Exercise directions: Without the pictures, output the lines of the material from the very first through the one that holds "plt.rcParams['font.family'] = ['Noto".

##### Data block #####

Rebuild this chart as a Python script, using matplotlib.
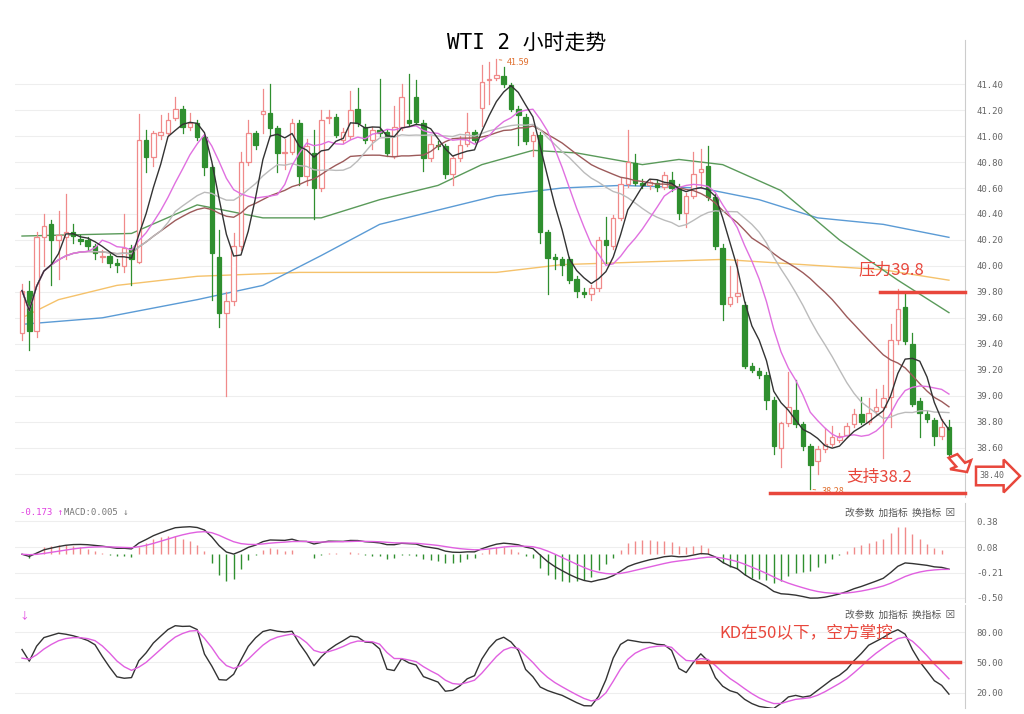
import matplotlib
matplotlib.use("Agg")
import matplotlib.pyplot as plt
import numpy as np
import pandas as pd
from matplotlib.patches import FancyArrow, Rectangle

plt.rcParams['font.family'] = ['Noto Sans CJK SC', 'DejaVu Sans']

opens = [39.48,39.81,39.50,40.22,40.32,40.20,40.22,40.26,40.21,40.20,40.15,40.07,40.08,40.02,40.00,40.14,40.03,40.97,40.84,41.01,
 41.02,41.14,41.21,41.07,41.10,40.99,40.76,40.07,39.64,39.73,40.15,40.80,41.02,41.17,41.18,41.06,40.87,40.88,41.10,40.69,
 40.87,40.60,41.14,41.15,40.97,41.00,41.21,41.07,40.97,41.05,41.03,40.85,41.07,41.12,41.30,41.10,40.83,40.93,40.92,40.71,
 40.83,40.94,41.03,41.22,41.43,41.45,41.46,41.39,41.21,41.15,40.96,41.01,40.26,40.07,40.05,40.05,39.90,39.80,39.78,39.83,
 40.20,40.15,40.37,40.63,40.79,40.64,40.62,40.64,40.61,40.66,40.61,40.41,40.54,40.72,40.77,40.53,40.14,39.71,39.77,39.70,
 39.23,39.19,39.16,38.97,38.60,38.79,38.89,38.78,38.61,38.50,38.59,38.63,38.66,38.70,38.78,38.86,38.80,38.88,38.91,38.99,
 39.43,39.68,39.40,38.96,38.86,38.81,38.69,38.76]
highs = [39.86,39.88,40.26,40.40,40.35,40.42,40.55,40.32,40.24,40.22,40.17,40.12,40.10,40.05,40.40,40.16,41.17,41.05,41.04,41.16,
 41.18,41.30,41.23,41.18,41.12,41.01,40.78,40.28,39.80,40.25,40.88,41.12,41.04,41.36,41.40,41.08,40.98,41.13,41.12,40.98,
 41.05,41.20,41.20,41.17,41.06,41.35,41.37,41.09,41.07,41.44,41.05,41.23,41.40,41.48,41.43,41.12,41.00,40.96,40.94,40.85,
 41.00,41.18,41.05,41.55,41.57,41.59,41.53,41.41,41.23,41.17,41.03,41.03,40.28,40.09,40.07,40.07,39.92,39.83,39.85,40.22,
 40.38,40.39,40.68,41.05,40.86,40.67,40.67,40.66,40.72,40.72,40.63,40.56,40.88,40.90,40.92,40.55,40.17,40.00,40.05,39.72,
 39.25,39.21,39.18,38.99,38.80,39.18,39.12,38.80,38.63,38.61,38.75,38.77,38.71,38.79,38.90,38.99,38.98,39.05,39.08,39.55,
 39.82,39.78,39.48,38.98,38.88,38.83,38.82,38.81]
lows = [39.43,39.35,39.45,40.00,39.85,39.90,40.05,40.18,40.17,40.12,40.05,40.03,39.99,39.95,39.95,39.85,40.02,40.72,40.77,40.98,
 41.00,41.12,41.02,41.05,40.97,40.70,39.74,39.53,39.00,39.70,40.12,40.78,40.90,41.02,41.00,40.72,40.75,40.86,40.62,40.62,
 40.36,40.58,41.10,40.99,40.95,40.98,41.08,40.95,40.90,41.00,40.85,40.83,41.05,41.08,41.09,40.73,40.81,40.90,40.68,40.62,
 40.81,40.92,40.95,41.08,41.25,41.43,41.38,41.19,40.93,40.94,40.85,40.18,39.78,39.98,39.93,39.87,39.76,39.76,39.74,39.81,
 40.02,40.13,40.35,40.61,40.62,40.60,40.59,40.58,40.59,40.58,40.36,40.30,40.52,40.60,40.51,40.13,39.58,39.69,39.72,39.21,
 39.18,39.14,38.90,38.55,38.45,38.77,38.76,38.58,38.28,38.40,38.57,38.61,38.64,38.68,38.76,38.78,38.78,38.86,38.52,38.76,
 39.40,39.40,38.92,38.68,38.80,38.62,38.67,38.53]
closes = [39.81,39.50,40.22,40.31,40.20,40.24,40.26,40.23,40.19,40.15,40.10,40.08,40.02,40.01,40.14,40.05,40.97,40.84,41.02,41.03,
 41.12,41.21,41.07,41.10,40.99,40.76,40.10,39.64,39.73,40.15,40.80,41.02,40.93,41.19,41.06,40.87,40.88,41.10,40.69,40.92,
 40.60,41.12,41.15,41.01,41.03,41.20,41.10,40.97,41.05,41.02,40.87,41.07,41.30,41.10,41.11,40.83,40.94,40.92,40.71,40.83,
 40.93,41.03,40.97,41.42,41.44,41.47,41.40,41.21,41.16,40.96,41.01,40.26,40.06,40.05,40.01,39.89,39.81,39.78,39.83,40.20,
 40.16,40.37,40.63,40.80,40.64,40.62,40.65,40.61,40.70,40.60,40.41,40.54,40.71,40.75,40.53,40.15,39.71,39.76,39.79,39.23,
 39.20,39.16,38.97,38.61,38.79,38.91,38.78,38.61,38.47,38.59,38.63,38.68,38.69,38.77,38.86,38.80,38.87,38.91,38.98,39.43,
 39.67,39.42,38.94,38.87,38.82,38.69,38.76,38.55]

# long moving averages (candle index, price)
ma60_idx = [0, 15, 24, 33, 41, 49, 57, 63, 70, 76, 85, 90, 96, 104, 112, 120, 127]
ma60_val = [40.23, 40.25, 40.47, 40.37, 40.37, 40.51, 40.62, 40.78, 40.89, 40.87, 40.78, 40.82, 40.78, 40.58, 40.20, 39.89, 39.64]
ma120_idx = [0, 11, 24, 33, 41, 49, 57, 65, 74, 82, 93, 101, 109, 118, 127]
ma120_val = [39.55, 39.60, 39.74, 39.85, 40.08, 40.32, 40.43, 40.54, 40.60, 40.62, 40.60, 40.51, 40.37, 40.32, 40.22]
ma250_idx = [0, 5, 13, 24, 38, 52, 65, 74, 85, 96, 107, 118, 127]
ma250_val = [39.60, 39.74, 39.85, 39.92, 39.95, 39.95, 39.95, 40.01, 40.03, 40.05, 40.01, 39.97, 39.89]

price_ticks = [38.40,38.60,38.80,39.00,39.20,39.40,39.60,39.80,40.00,40.20,40.40,40.60,40.80,41.00,41.20,41.40]
macd_ticks = [-0.50, -0.21, 0.08, 0.38]
kd_ticks = [20, 50, 80]
resistance = 39.80
support = 38.25

RED = '#f08a8a'
GREEN = '#2f8f2f'
ANN = '#e8473c'

o = np.array(opens); h = np.array(highs); l = np.array(lows); c = np.array(closes)
n = len(c)
x = np.arange(n)
cs = pd.Series(c)

W, H = 1024, 714
fig = plt.figure(figsize=(10.24, 7.14), dpi=100)
L0, R0 = 15 / W, 965 / W
xl = (-0.96, 129.2)

def ax_at(top, bot):
    return fig.add_axes([L0, 1 - bot / H, R0 - L0, (bot - top) / H])

def style(ax, ticks, fmt):
    ax.set_xlim(*xl)
    ax.yaxis.tick_right()
    ax.set_yticks(ticks)
    ax.set_yticklabels([fmt(t) for t in ticks], fontsize=6.5, color='#666666', family='DejaVu Sans Mono')
    ax.tick_params(axis='y', length=0, pad=8)
    ax.set_xticks([])
    for s in ['top', 'left', 'bottom']:
        ax.spines[s].set_visible(False)
    ax.spines['right'].set_color('#cccccc')
    ax.grid(axis='y', color='#eeeeee', lw=0.8)
    ax.set_axisbelow(True)

# ---- main panel
ax = ax_at(40, 497)
style(ax, price_ticks, lambda t: f"{t:.2f}")
ax.set_ylim(38.22, 41.74)
bw = 0.62
for i in range(n):
    up = c[i] >= o[i]
    col = RED if up else GREEN
    lo_b, hi_b = min(o[i], c[i]), max(o[i], c[i])
    ax.plot([i, i], [l[i], lo_b], color=col, lw=0.9, zorder=2)
    ax.plot([i, i], [hi_b, h[i]], color=col, lw=0.9, zorder=2)
    ax.add_patch(Rectangle((i - bw / 2, lo_b), bw, max(hi_b - lo_b, 0.008),
                           facecolor='white' if up else GREEN, edgecolor=col, lw=0.9, zorder=3))
ax.plot(ma250_idx, ma250_val, color='#f5c26b', lw=1.0, zorder=1)
ax.plot(ma120_idx, ma120_val, color='#5b9bd5', lw=1.0, zorder=1)
ax.plot(ma60_idx, ma60_val, color='#5a9a5a', lw=1.0, zorder=1)
ax.plot(x, cs.rolling(30, min_periods=1).mean(), color='#9c5a5a', lw=1.0, zorder=4)
ax.plot(x, cs.rolling(20, min_periods=1).mean(), color='#bbbbbb', lw=1.0, zorder=4)
ax.plot(x, cs.rolling(10, min_periods=1).mean(), color='#e070e0', lw=1.0, zorder=4)
ax.plot(x, cs.rolling(5, min_periods=1).mean(), color='#333333', lw=1.0, zorder=5)

imax = int(np.argmax(h)); imin = int(np.argmin(l))
ax.annotate(f"{h[imax]:.2f}", xy=(imax, h[imax]), xytext=(imax + 1.5, h[imax] - 0.02),
            fontsize=6.5, color='#e07030', va='center',
            arrowprops=dict(arrowstyle='-', color='#e07030', lw=0.6))
ax.annotate(f"{l[imin]:.2f}", xy=(imin, l[imin]), xytext=(imin + 1.5, l[imin] - 0.02),
            fontsize=6.5, color='#e07030', va='center',
            arrowprops=dict(arrowstyle='-', color='#e07030', lw=0.6))
ax.plot([117.5, 129.2], [resistance, resistance], color=ANN, lw=2.5, zorder=6, clip_on=False)
ax.text(114.6, 39.97, "压力39.8", fontsize=12, color=ANN, va='center', zorder=6)
ax.plot([102.5, 129.2], [support, support], color=ANN, lw=2.5, zorder=6, clip_on=False)
ax.text(113, 38.37, "支持38.2", fontsize=12, color=ANN, va='center', zorder=6)

fig.text(527 / W, 1 - 43 / H, "WTI 2 小时走势", fontsize=15, ha='center', va='center',
         family=['DejaVu Sans Mono', 'Noto Sans CJK SC'])

# arrows
fig.patches.append(FancyArrow(953 / W, 1 - 456 / H, 14 / W, -16 / H, width=0.010, head_width=0.024,
                              head_length=0.012, facecolor='white', edgecolor=ANN, lw=1.8,
                              transform=fig.transFigure, length_includes_head=True))
fig.patches.append(FancyArrow(976 / W, 1 - 476 / H, 44 / W, 0, width=0.026, head_width=0.046,
                              head_length=0.016, facecolor='white', edgecolor=ANN, lw=1.8,
                              transform=fig.transFigure, length_includes_head=True))
fig.text(979 / W, 1 - 476 / H, "38.40", fontsize=6, color='#666666', va='center', family='DejaVu Sans Mono')

# ---- MACD
ema12 = cs.ewm(span=12, adjust=False).mean()
ema26 = cs.ewm(span=26, adjust=False).mean()
dif = ema12 - ema26
dea = dif.ewm(span=9, adjust=False).mean()
hist = 2 * (dif - dea)
ax2 = ax_at(503, 602)
style(ax2, macd_ticks, lambda t: f"{t:.2f}")
ax2.set_ylim(-0.546, 0.586)
ax2.vlines(x, 0, hist, colors=[RED if v >= 0 else GREEN for v in hist], lw=1.0)
ax2.plot(x, dif, color='#333333', lw=1.0)
ax2.plot(x, dea, color='#e060e0', lw=1.0)
ax2.text(0.005, 0.9, f"{dea.iloc[-1]:.3f} ↑", transform=ax2.transAxes, fontsize=6.5, color='#e040e0', va='center',
         family='DejaVu Sans Mono')
ax2.text(0.052, 0.9, f"MACD:{hist.iloc[-1]:.3f} ↓", transform=ax2.transAxes, fontsize=6.5, color='#777777',
         va='center', family='DejaVu Sans Mono')
ax2.text(0.99, 0.9, "改参数  加指标  换指标  ⊠", transform=ax2.transAxes, fontsize=7, color='#555555',
         va='center', ha='right')

# ---- KD
llv = pd.Series(l).rolling(9, min_periods=1).min()
hhv = pd.Series(h).rolling(9, min_periods=1).max()
rsv = ((cs - llv) / (hhv - llv) * 100).fillna(50).values
K = np.zeros(n); D = np.zeros(n)
kp, dp = 50.0, 50.0
for i in range(n):
    kp = 2 / 3 * kp + rsv[i] / 3
    dp = 2 / 3 * dp + kp / 3
    K[i], D[i] = kp, dp
ax3 = ax_at(605, 708)
style(ax3, kd_ticks, lambda t: f"{t:.2f}")
ax3.set_ylim(5.2, 106.6)
ax3.plot(x, K, color='#333333', lw=1.0)
ax3.plot(x, D, color='#e060e0', lw=1.0)
ax3.text(0.005, 0.9, "↓", transform=ax3.transAxes, fontsize=7, color='#e040e0', va='center')
ax3.text(0.99, 0.9, "改参数  加指标  换指标  ⊠", transform=ax3.transAxes, fontsize=7, color='#555555',
         va='center', ha='right')
ax3.plot([92.5, 128.5], [50, 50], color=ANN, lw=2.5)
ax3.text(95.5, 79, "KD在50以下，空方掌控", fontsize=12, color=ANN, va='center')

fig.savefig("out.png", dpi=100)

#####

Correct result:
Rebuild this chart as a Python script, using matplotlib.
import matplotlib
matplotlib.use("Agg")
import matplotlib.pyplot as plt
import numpy as np
import pandas as pd
from matplotlib.patches import FancyArrow, Rectangle

plt.rcParams['font.family'] = ['Noto Sans CJK SC', 'DejaVu Sans']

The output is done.